Un expert pour qui, pour quoi?

Récemment, deux décisions étroitement liées au rôle du témoin expert d’un syndic ont été rendues par le Tribunal des professions. L’une d’elles porte sur le droit qu’a ou non un syndic de déposer en preuve un guide d’exercice sans l’aide d’un expert et la seconde s’intéresse à la confidentialité des entretiens entre un syndic et son expert, plus précisément sur le droit de contre-interroger ce dernier sur ceux-ci.

Objection à la preuve contre le syndic du Collège des médecins du Québec

Le Tribunal des professions a infirmé une décision interlocutoire du Conseil de discipline du Collège des médecins du Québec ayant accueilli, un an plus tôt, une objection à ce que le syndic adjoint mette en preuve un guide d’exercice intitulé «La tenue des dossiers par le médecin en centre hospitalier de soins généraux et spécialisés». Le Tribunal a conclu que le Conseil avait erré en exigeant que cette preuve soit produite par un témoin expert après avoir retenu que ce guide d’exercice – un vade-mecum conçu par les pairs et adopté par le Collège en vue d’une distribution à ses membres – constituait davantage un outil de référence qu’un code de conduite imposant une règle d’obéissance. Estimant que le guide d’exercice n’est qu’un document de référence et qu’y déroger n’équivaut pas d’emblée à une faute déontologique, il a fait une analogie avec la production d’un protocole hospitalier dans un litige civil qui est possible sans la présence d’un témoin expert, pour finalement autoriser le syndic adjoint à produire en preuve ledit guide d’exercice.

Objection à la preuve soulevée par le syndic de l’Ordre professionnel des psychologues du Québec

 Par ailleurs, le syndic de l’Ordre professionnel des psychologues du Québec s’est vu accorder la permission d’appeler d’une décision interlocutoire ayant rejeté son objection à la preuve après qu’il eut invoqué la confidentialité de ses entretiens avec son expert.
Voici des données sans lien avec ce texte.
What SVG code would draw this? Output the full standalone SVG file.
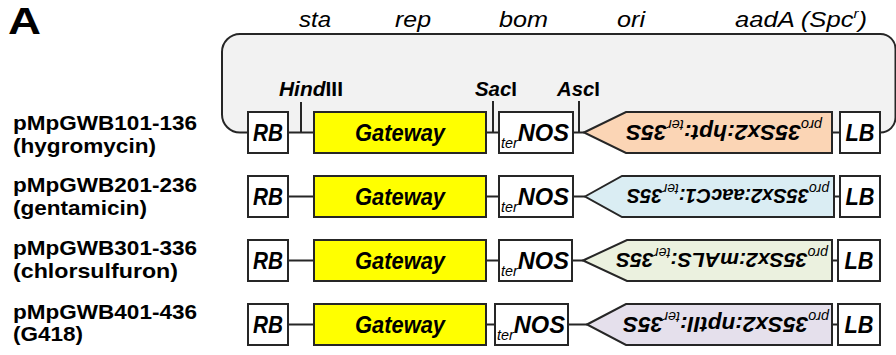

Selon le Tribunal, il y a un intérêt à autoriser le débat en appel, car il soulève la nature des relations entre un syndic et un expert ainsi que les droits et obligations qui en découlent, il évoque des distinctions possibles quant aux obligations d’un «syndic-enquêteur» et celles d’un «syndic-plaignant», et les positions des parties renvoient à la mise en œuvre de droits fondamentaux – le respect de la confidentialité et le droit à un contre-interrogatoire le plus large possible au nom d’une défense pleine et entière – alors que l’équilibre entre ces droits demeure précaire. Enfin, même si, lorsqu’une objection à la preuve est accueillie, on reconnaît plus aisément le caractère irrémédiable de la décision et qu’il en va autrement lorsque l’objection à la preuve est rejetée, une nuance importante s’impose puisque le débat soulève une question de confidentialité au sujet des entretiens entre le syndic et son expert. À cet égard, le Tribunal a souligné que : «S’il fallait, sans pour autant en décider à ce stade, que cette objection soit fondée, le caractère confidentiel des échanges intervenus serait complètement vidé de son sens puisque le rejet de l’objection permettrait la divulgation de communications protégées.»

Bien que nous ne soyons qu’à l’étape de la permission d’appeler, il semble que le débat à venir sera des plus intéressants!